Even so, Olympiacos have enough steadiness to make this awkward for the hosts. They don’t look likely to get dragged into a chaotic game, and that’s probably their best route. Mendilibar’s side are happy to keep things tight, wait for their moments, and frustrate people. They’ve done it all season. The question is whether they can do it in front of a hostile crowd against a home side that usually scores at this ground. That’s a tougher task.
Head-to-Head
These two know each other inside out, and the recent meetings have leaned toward caution. Panathinaikos beat Olympiacos 1-0 in Piraeus on 8 February, which was a significant away win in the context of the season. Before that, the September meeting at Panathinaikos ended 1-1. Go a little further back and the pattern stays tight more often than not, although Olympiacos did win 4-2 at home in March 2025. There’s been little room for comfort either way.
One angle stands out from the head-to-head record: under 2.5 goals has landed in seven of the last eight meetings. That fits the mood of this derby more than any grand attacking narrative. These games are often tense, cagey and full of little resets. Even when one side gets ahead, the other doesn’t usually unravel. That history sits right in the middle of this preview.

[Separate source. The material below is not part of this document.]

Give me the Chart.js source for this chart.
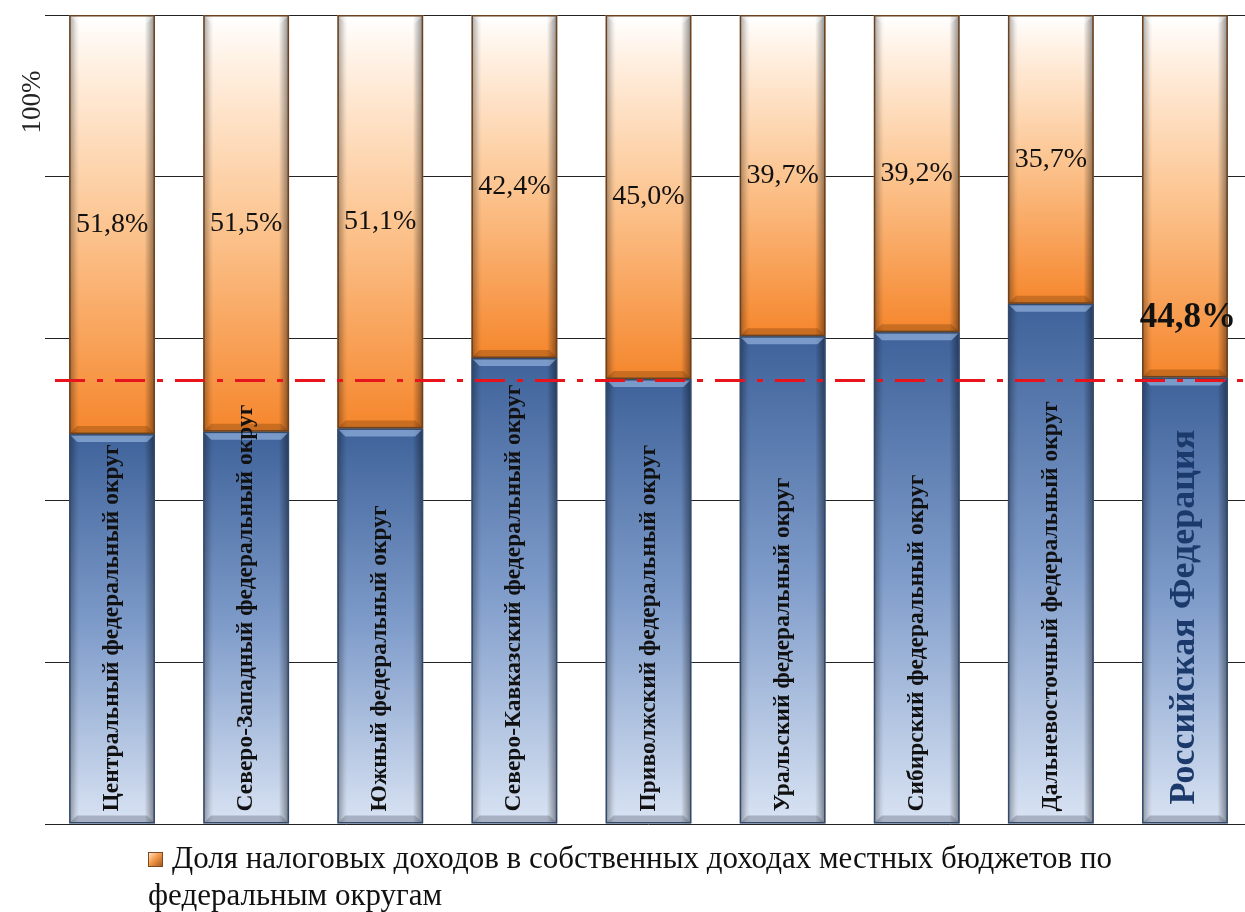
<!DOCTYPE html>
<html>
<head>
<meta charset="utf-8">
<script src="https://cdn.jsdelivr.net/npm/chart.js@4.4.1/dist/chart.umd.min.js"></script>
<style>
    html, body { margin: 0; padding: 0; background: #fff; overflow: hidden; }
    #wrap { position: absolute; left: 0; top: 0; width: 1262px; height: 840px; }
    #legend {
        position: absolute; left: 148px; top: 839px; width: 1060px;
        font-family: "Liberation Serif", "Times New Roman", serif;
        font-size: 31px; line-height: 37px; color: #111;
    }
    #legend .box {
        display: inline-block; width: 15px; height: 15px; margin-right: 9px;
        vertical-align: 1px; box-sizing: border-box; border: 1px solid #7a4a22;
        background: linear-gradient(135deg, #fde2c4 0%, #f59a4a 45%, #a85a1e 100%);
    }
</style>
</head>
<body>
<div id="wrap"><canvas id="chart" width="1262" height="840"></canvas></div>
<div id="legend"></div>
<script>
// Федеральные округа + итог по РФ
const districts = [
    "Центральный федеральный округ",
    "Северо-Западный федеральный округ",
    "Южный федеральный округ",
    "Северо-Кавказский федеральный округ",
    "Приволжский федеральный округ",
    "Уральский федеральный округ",
    "Сибирский федеральный округ",
    "Дальневосточный федеральный округ",
    "Российская Федерация"
];

// Доля налоговых доходов, %
const taxShare = [51.8, 51.5, 51.1, 42.4, 45.0, 39.7, 39.2, 35.7, 44.8];
// Остальная часть собственных доходов, %
const otherShare = [48.2, 48.5, 48.9, 57.6, 55.0, 60.3, 60.8, 64.3, 55.2];

const yTicks = [0, 20, 40, 60, 80, 100];
const legendLines = ["Доля налоговых доходов в собственных доходах местных бюджетов по", "федеральным округам"];
const axisTitle = "100%";

const totalIndex = districts.length - 1; // РФ - last bar
const averageLevel = otherShare[totalIndex]; // red line sits on the RF split

const serif = '"Liberation Serif", "Times New Roman", serif';

function formatPct(v) {
    return v.toFixed(1).replace('.', ',') + '%';
}

function orangeFill(ctx) {
    const chart = ctx.chart;
    if (!chart.chartArea || ctx.type !== 'data') return '#F79646';
    const y = chart.scales.y;
    const top = y.getPixelForValue(100);
    const base = y.getPixelForValue(otherShare[ctx.dataIndex]);
    const g = chart.ctx.createLinearGradient(0, top, 0, base);
    g.addColorStop(0, '#FFFFFF');
    g.addColorStop(0.12, '#FFF0E2');
    g.addColorStop(0.5, '#FCC591');
    g.addColorStop(1, '#F5862C');
    return g;
}

function blueFill(ctx) {
    const chart = ctx.chart;
    if (!chart.chartArea || ctx.type !== 'data') return '#4F81BD';
    const y = chart.scales.y;
    const top = y.getPixelForValue(otherShare[ctx.dataIndex]);
    const base = y.getPixelForValue(0);
    const g = chart.ctx.createLinearGradient(0, top, 0, base);
    g.addColorStop(0, '#3E629A');
    g.addColorStop(0.5, '#7F9CCA');
    g.addColorStop(1, '#D9E3F3');
    return g;
}

// bevel look, average line and all text labels
const decorPlugin = {
    id: 'decor',
    afterDatasetsDraw(chart) {
        const ctx = chart.ctx;
        const area = chart.chartArea;
        const yScale = chart.scales.y;

        // bevel + borders
        chart.data.datasets.forEach((ds, di) => {
            const meta = chart.getDatasetMeta(di);
            const edge = di === 0 ? '#344a6c' : '#6b4220';
            meta.data.forEach((bar) => {
                const p = bar.getProps(['x', 'y', 'base', 'width'], true);
                const l = p.x - p.width / 2, r = p.x + p.width / 2;
                const t = Math.min(p.y, p.base), b = Math.max(p.y, p.base);
                const bv = 8;
                ctx.save();
                ctx.beginPath();
                ctx.rect(l, t, r - l, b - t);
                ctx.clip();
                const side = ctx.createLinearGradient(l, 0, r, 0);
                side.addColorStop(0, 'rgba(0,0,0,0.35)');
                side.addColorStop(0.09, 'rgba(0,0,0,0.05)');
                side.addColorStop(0.12, 'rgba(0,0,0,0)');
                side.addColorStop(0.88, 'rgba(0,0,0,0)');
                side.addColorStop(0.91, 'rgba(0,0,0,0.12)');
                side.addColorStop(1, 'rgba(0,0,0,0.45)');
                ctx.fillStyle = side;
                ctx.fillRect(l, t, r - l, b - t);
                // top highlight
                ctx.beginPath();
                ctx.moveTo(l, t); ctx.lineTo(r, t);
                ctx.lineTo(r - bv, t + bv); ctx.lineTo(l + bv, t + bv);
                ctx.closePath();
                ctx.fillStyle = di === 0 ? 'rgba(170,200,240,0.55)' : 'rgba(255,255,255,0.35)';
                ctx.fill();
                // bottom shade
                ctx.beginPath();
                ctx.moveTo(l, b); ctx.lineTo(r, b);
                ctx.lineTo(r - bv, b - bv); ctx.lineTo(l + bv, b - bv);
                ctx.closePath();
                ctx.fillStyle = di === 0 ? 'rgba(80,90,110,0.35)' : 'rgba(120,60,10,0.35)';
                ctx.fill();
                ctx.restore();
                ctx.strokeStyle = edge;
                ctx.lineWidth = 1.5;
                ctx.strokeRect(l + 0.75, t + 0.75, r - l - 1.5, b - t - 1.5);
            });
        });

        // red dash-dot line just under the RF split
        const yAvg = yScale.getPixelForValue(averageLevel) + 3;
        ctx.save();
        ctx.strokeStyle = '#E8141B';
        ctx.lineWidth = 3;
        ctx.setLineDash([30, 12, 6, 12]);
        ctx.beginPath();
        ctx.moveTo(area.left + 10, yAvg);
        ctx.lineTo(chart.width, yAvg);
        ctx.stroke();
        ctx.restore();

        // orange value labels
        const metaTop = chart.getDatasetMeta(1);
        metaTop.data.forEach((bar, i) => {
            const p = bar.getProps(['x', 'y', 'base'], true);
            ctx.save();
            ctx.textAlign = 'center';
            ctx.textBaseline = 'middle';
            ctx.fillStyle = '#111';
            if (i === totalIndex) {
                ctx.font = 'bold 35px ' + serif;
                ctx.fillText(formatPct(taxShare[i]), p.x + 3, p.base - 59);
            } else {
                ctx.font = '28px ' + serif;
                ctx.fillText(formatPct(taxShare[i]), p.x, (p.y + p.base) / 2);
            }
            ctx.restore();
        });

        // vertical category names inside the blue bars
        const metaBottom = chart.getDatasetMeta(0);
        metaBottom.data.forEach((bar, i) => {
            const p = bar.getProps(['x', 'base'], true);
            ctx.save();
            ctx.translate(p.x, p.base - (i === totalIndex ? 19 : 12));
            ctx.rotate(-Math.PI / 2);
            ctx.textAlign = 'left';
            ctx.textBaseline = 'middle';
            if (i === totalIndex) {
                ctx.font = 'bold 36px ' + serif;
                ctx.fillStyle = '#1B3A6B';
            } else {
                ctx.font = 'bold 23.5px ' + serif;
                ctx.fillStyle = '#111';
            }
            ctx.fillText(districts[i], 0, 0);
            ctx.restore();
        });

        // axis caption at the top left
        ctx.save();
        ctx.translate(33, 102);
        ctx.rotate(-Math.PI / 2);
        ctx.textAlign = 'center';
        ctx.textBaseline = 'middle';
        ctx.font = '27px ' + serif;
        ctx.fillStyle = '#222';
        ctx.fillText(axisTitle, 0, 0);
        ctx.restore();
    }
};

// legend under the chart (only the orange series is listed)
const legendEl = document.getElementById('legend');
legendEl.innerHTML = '<span class="box"></span>' + legendLines.join('<br>');

new Chart(document.getElementById('chart').getContext('2d'), {
    type: 'bar',
    data: {
        labels: districts,
        datasets: [
            {
                label: 'Прочие собственные доходы',
                data: otherShare,
                backgroundColor: blueFill,
                borderWidth: 0,
                categoryPercentage: 1,
                barPercentage: 0.64
            },
            {
                label: legendLines.join(' '),
                data: taxShare,
                backgroundColor: orangeFill,
                borderWidth: 0,
                categoryPercentage: 1,
                barPercentage: 0.64
            }
        ]
    },
    options: {
        responsive: false,
        animation: false,
        layout: { padding: { left: 45, right: 10, top: 15, bottom: 16 } },
        plugins: {
            legend: { display: false },
            tooltip: { enabled: false }
        },
        scales: {
            x: {
                stacked: true,
                display: false
            },
            y: {
                stacked: true,
                min: 0,
                max: 100,
                afterBuildTicks: (scale) => {
                    scale.ticks = yTicks.map(v => ({ value: v }));
                },
                ticks: { display: false },
                border: { display: false },
                grid: { color: '#222', lineWidth: 1, drawTicks: false }
            }
        }
    },
    plugins: [decorPlugin]
});
</script>
</body>
</html>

We Predict: Double Chance 1X
Double Chance 1X at 5/6 looks the right call here. Panathinaikos are strong at home — eight wins, four draws, one defeat — and they’ve already shown this season that they can beat Olympiacos, even if it was away from home. The price on the home side not losing is decent enough in a derby that looks finely balanced on paper. Olympiacos have the better league position and the stronger defensive numbers, no doubt, but they’re coming to a ground where the hosts usually compete well and score regularly.
The projected 1-1 scoreline fits the shape of it. Panathinaikos should get chances, Olympiacos should keep things tight, and neither side looks set to run away with the game. If you wanted a small alternative, under 2.5 goals has a very live feel given how often this fixture stays restrained. Still, the safer play is to trust Panathinaikos to avoid defeat at home. That’s the edge here.